The impact on the economy has probably been worse than we are led to believe but there are also those who are forsaking patience and solidarity and just pushing ahead at all costs to get back to a place of energetic money-making that harms the prospects for the majority and only benefits a few select partners. 

Slowly, the general population is coming to its senses and not taking those unnecessary risks by avoiding marching in crowds at the feast or resisting the call for large parties.  Rather than the immediate consequences, their uppermost thought is for the school children who may be deprived of another term if the virus continues to spread.  Moreover, the elderly are now exposed as they were not before and it is falling to the families to protect their loved ones.

In spite of these concerns, we see the government organizing all sorts of mass gatherings without observing protocol.  Whether it is the concert in Girgenti, the opening of St Francis Square in Victoria, Gozo, firework shows or other meetings and events, the message has been one of one law for Robert Abela and another for the SMEs and non-governmental cultural events. 

This is not surprising as we have experienced this double standard for years now, under Labour. 

Just at a time when we really need a responsible leadership with foresight, all we continue to get is the short-sight and then the hindsight.  If the social and medical associations and organisations were of the same opinion as Robert Abela, then we would feel assured that the right decisions were being made in the interest of the famous balance.  Unfortunately, the reverse is true and the government is practically alone, apart from the rich and famous who depend on its patronage, in encouraging a mad dash for summer.

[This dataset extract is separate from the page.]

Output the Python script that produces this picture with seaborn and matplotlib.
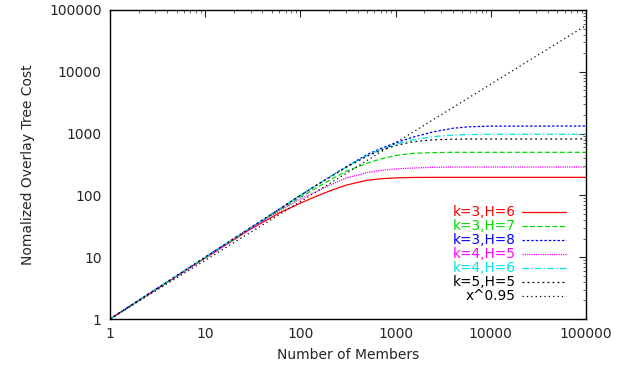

This is doing no good to our mental state and the division it is causing amongst people, those of whom are conscious of the risk and obey protocol and the others who advocate kicking the virus to the kerb and getting on with it, whatever ‘it’ is.

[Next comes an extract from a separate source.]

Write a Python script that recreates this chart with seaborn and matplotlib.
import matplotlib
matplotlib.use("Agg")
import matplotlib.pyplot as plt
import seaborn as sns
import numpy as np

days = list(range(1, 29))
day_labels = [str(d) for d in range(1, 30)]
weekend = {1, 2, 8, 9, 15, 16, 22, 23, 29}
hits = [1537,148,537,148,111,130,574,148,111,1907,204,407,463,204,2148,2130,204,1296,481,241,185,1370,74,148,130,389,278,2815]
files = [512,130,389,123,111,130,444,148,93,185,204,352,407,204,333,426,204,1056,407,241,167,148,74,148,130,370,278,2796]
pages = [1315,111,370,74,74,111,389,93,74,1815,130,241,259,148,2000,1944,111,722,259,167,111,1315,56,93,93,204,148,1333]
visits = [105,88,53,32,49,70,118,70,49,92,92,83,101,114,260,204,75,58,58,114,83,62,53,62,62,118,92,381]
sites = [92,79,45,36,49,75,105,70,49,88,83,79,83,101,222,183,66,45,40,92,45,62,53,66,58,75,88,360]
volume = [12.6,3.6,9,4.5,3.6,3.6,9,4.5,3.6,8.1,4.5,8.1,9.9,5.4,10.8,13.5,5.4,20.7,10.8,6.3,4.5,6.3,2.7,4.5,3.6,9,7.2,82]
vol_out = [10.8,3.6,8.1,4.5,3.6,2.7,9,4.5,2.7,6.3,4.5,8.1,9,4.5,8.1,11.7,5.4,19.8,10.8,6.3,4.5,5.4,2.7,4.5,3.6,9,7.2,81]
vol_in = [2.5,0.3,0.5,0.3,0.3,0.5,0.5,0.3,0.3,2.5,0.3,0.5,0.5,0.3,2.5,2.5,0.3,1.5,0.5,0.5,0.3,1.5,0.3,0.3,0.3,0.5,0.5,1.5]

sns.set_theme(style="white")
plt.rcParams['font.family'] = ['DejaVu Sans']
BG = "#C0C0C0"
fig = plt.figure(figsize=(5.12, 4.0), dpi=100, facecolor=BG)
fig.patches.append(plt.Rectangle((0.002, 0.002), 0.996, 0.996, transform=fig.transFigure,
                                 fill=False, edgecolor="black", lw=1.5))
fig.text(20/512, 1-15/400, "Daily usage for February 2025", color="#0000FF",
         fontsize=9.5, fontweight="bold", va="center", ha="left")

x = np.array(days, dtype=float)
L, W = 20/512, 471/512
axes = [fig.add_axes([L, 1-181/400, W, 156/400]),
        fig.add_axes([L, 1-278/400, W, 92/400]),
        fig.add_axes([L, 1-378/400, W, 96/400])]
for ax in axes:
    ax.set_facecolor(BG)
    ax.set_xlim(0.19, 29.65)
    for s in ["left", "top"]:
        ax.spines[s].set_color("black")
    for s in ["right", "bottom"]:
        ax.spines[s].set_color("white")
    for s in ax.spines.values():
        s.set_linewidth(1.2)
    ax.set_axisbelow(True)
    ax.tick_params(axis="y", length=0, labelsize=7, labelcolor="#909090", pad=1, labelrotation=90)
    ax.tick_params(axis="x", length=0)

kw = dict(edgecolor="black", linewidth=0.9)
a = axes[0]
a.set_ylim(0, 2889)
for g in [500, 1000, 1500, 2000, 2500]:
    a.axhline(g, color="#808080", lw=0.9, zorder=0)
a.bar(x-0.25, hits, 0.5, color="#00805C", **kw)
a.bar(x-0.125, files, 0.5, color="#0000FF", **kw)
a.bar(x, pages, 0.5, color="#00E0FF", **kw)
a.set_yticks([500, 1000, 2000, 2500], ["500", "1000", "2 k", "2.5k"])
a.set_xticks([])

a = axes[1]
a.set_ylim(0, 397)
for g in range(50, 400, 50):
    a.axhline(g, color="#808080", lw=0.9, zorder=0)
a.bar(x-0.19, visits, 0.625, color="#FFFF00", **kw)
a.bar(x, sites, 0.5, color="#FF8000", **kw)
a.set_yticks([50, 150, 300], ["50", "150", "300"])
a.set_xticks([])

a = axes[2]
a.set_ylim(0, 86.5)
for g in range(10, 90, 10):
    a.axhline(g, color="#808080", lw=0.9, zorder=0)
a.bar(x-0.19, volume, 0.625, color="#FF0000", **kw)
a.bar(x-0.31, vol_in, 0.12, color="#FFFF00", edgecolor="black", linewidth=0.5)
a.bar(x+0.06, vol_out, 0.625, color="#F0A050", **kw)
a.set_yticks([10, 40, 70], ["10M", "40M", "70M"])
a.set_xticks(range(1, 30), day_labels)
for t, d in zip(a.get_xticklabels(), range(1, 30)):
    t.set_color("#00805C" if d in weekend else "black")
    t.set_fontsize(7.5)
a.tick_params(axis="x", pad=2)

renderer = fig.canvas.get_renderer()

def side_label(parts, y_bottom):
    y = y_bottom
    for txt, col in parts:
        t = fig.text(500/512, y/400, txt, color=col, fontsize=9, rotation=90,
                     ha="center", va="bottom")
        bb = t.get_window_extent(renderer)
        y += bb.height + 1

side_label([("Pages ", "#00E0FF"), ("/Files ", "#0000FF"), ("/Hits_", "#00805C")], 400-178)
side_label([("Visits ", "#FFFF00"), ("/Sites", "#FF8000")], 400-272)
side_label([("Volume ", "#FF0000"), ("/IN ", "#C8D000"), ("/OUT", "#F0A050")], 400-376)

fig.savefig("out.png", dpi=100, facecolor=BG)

Then there is the division over the migrants who were before kept away from our shores for health and safety reasons (of the local population) and who are now flooding in, carrying the virus.  This on / off state of affairs is working only as a management by crisis.  The country needs an open and transparent policy to deal with the immigration problem that we are facing and that the immigrants themselves face.  The only radar on immigration seems to be the notorious Neville Gafa’ and depends on which side he is playing for.  This is no way for an EU member country to conduct its immigration policy.

We have been informed that the government has made a call for a supply of vessels on which to host rescued migrants, other than those who are at risk of drowning.  This has been tried before and is a very expensive way of operating and is only a short-term solution.  We hope that the European Union is in the loop of going down this route and that it does not have negative repercussions on the way Malta is perceived abroad, adding to negative publicity.

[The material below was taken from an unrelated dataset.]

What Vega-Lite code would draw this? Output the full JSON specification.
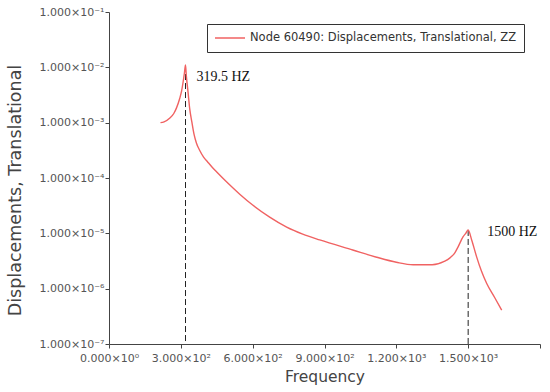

All these risk factors leave us, our children, the economy and our health at great risk.  Now is not the time to play the super hero, the dad who spoils his children and goes against the mother’s discipline.

Abela is fortunate in having a distracted and complacent population, who are generous in their cooperation and who reserve judgement.  Surely, though, he should have some more sense of leadership and purpose and begin to take on responsibility as Prime Minister by listening to professional advice?  That “balance” that has been repeatedly flaunted as the catch-all phrase for dealing with tourism of the masses, is as empty as it is stupid.  It exists only in the mind of the reckless.  It is like bringing a baby home and saying that we will make sure it does not cry or disturb the neighbours because we have a dummy to put in its mouth.  How far any changes will go in this regard, remains to be seen but there is a lot of pressure coming from the people who do sense the response is inadequate.

Of course we wish to enjoy the big summer of 2020 and return to a place of normality.  A castle built on sand, however, will only get washed away by the sea.  Better to build on solid ground, good advice and common sense of the people, who seem to be better equipped in dealing with this pandemic than short-sighted profiteers, political or commercial.